Our Tea Blog | Camellia Sinensis


Discovering white teas

30 September 2011

white tea leaves

Bai Hao Yin Zhen, composed entirely of buds (top) and
Bai Mu Dan composed of buds and the first leaves (bottom).

Long ago in China, white tea was considered so precious it was reserved exclusively for the Emperor. It’s easy to see why. With the small scale production of the time, and such fine plucking of just the silvery down bud of each shoot during a very short period in spring (legend has it, by young virgin women with silver scissors!). This tea was worth its weight in gold! … Today, there is a much larger scale of production to match the growing demand for this type of tea.

White teas are now available in varying grades and qualities (some at prices far more accessible than the days when the imperial courtesans quenched their thirst with small sips of this nectar!). And though white tea was unique to China for hundreds of years, tea gardens of India, Nepal, Sri Lanka and various African countries, among others, are now experimenting with white teas with some very interesting and varied results.

Of all styles of tea, White tea undergoes the least manipulation during its transformation. Using the greatest care after harvesting, the buds (and first leaves in some grades) will undergo only a single withering before a final drying. This avoids the step of rolling, which would break the tender silver tips and release the aromatic compounds. Thus the leaves do not undergo oxidation on their surface, thus retaining more of their delicate herbaceous and floral aromas.

white tea buds during the withering stage

Buds during the withering stage.

Near the city of Fuding in the province Fujian (legend has it that it is the birthplace of white tea in China), on the well exposed slopes of Tai Mu Mountain, at an altitude of 400-680 meters, Mr. Zhang has produced White teas for us for the past eight years. A kind, lively and passionate spirit, he is also one of our most loyal artisans. ‘Fuding Da Bai’ is the cultivar used to produce Bai Hao Yin Zhen and Bai Mu Dan Wang (in late March and early April, respectively). China’s national certification organization OTRDC (Organic Tea Research and Development Center) has certified these teas are cultivated without the use of chemicals or soluble fertilizers. Mr. Zhang also produces several other teas from our catalogue.
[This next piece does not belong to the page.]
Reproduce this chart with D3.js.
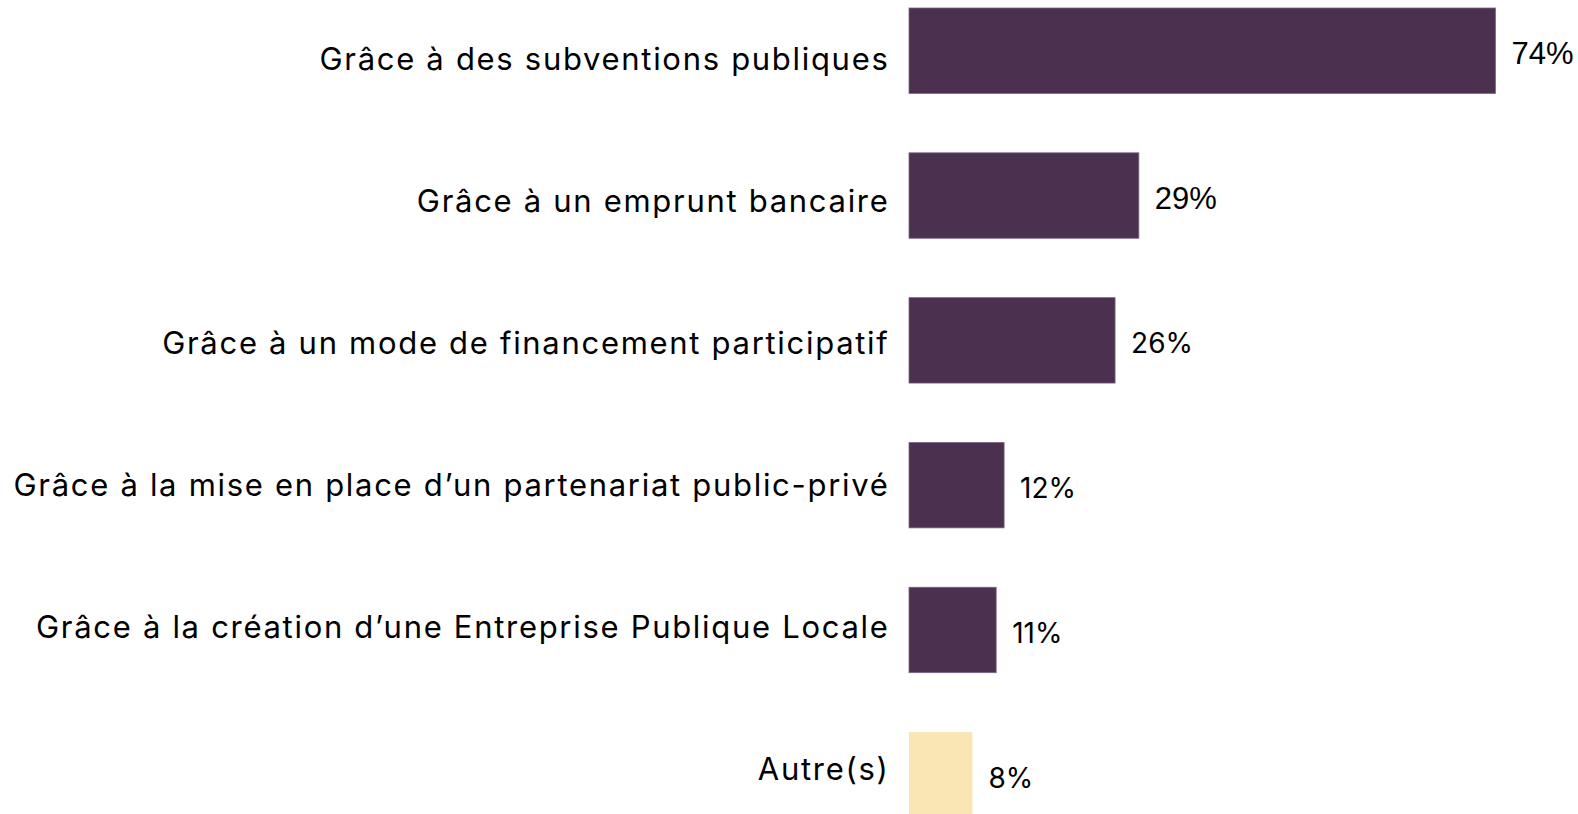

Mr. Zhang during a visit to one of his gardens

Mr. Zhang during a visit to one of his gardens

The character of White tea is usually delicate and fragrant. Clover honey, edible flowers, fresh walnuts, freshly cut prairie grass, are some of the aromas evoked in the sweet nuances and velvety smooth texture of the liquor. Traditionally consumed in summer by the Chinese for its refreshing aspect, it can be enjoyed at any time of the day in any season. A tea to enjoy peacefully, without food, so as to focus on its finer subtleties and its soothing effect.

  1. eric benoit wrote:

    I enjoyed reading this post regarding white teas. I am particularly fond of white teas, which greatly pleased a tea master who I took tea with in Hangzhou last year -also having a preference for white tea. I was fortunate enough to sample some of her aged white tea, of which the memory of still lingers. She spoke highly of aging the tea, through my guide/translator. Upon return I notice there is little discussion of the aging of teas outside of pu’er and oolong, though I have since noted an aged green cake from Hunan out there for sale.

    I wondered if you had any thoughts about the aging of white teas, as I have also come across an aged white cake from Fujian once online.

  2. Kevin wrote:

    There are Pu er made purely of buds that have gone through regular mao cha manufacture ie.a long open air withering..pretty much the same way most white teas are made. I have never seen a loose leaf version as yet but most tea stores in the Yunnan will carry one or 2 cakes of pure buds ie.aged white tea.
    The resulting liquors are sweet and of slightly more viscous without the harshness of matured leaves.
    The best I have tasted so far was a 2001 from Lincang.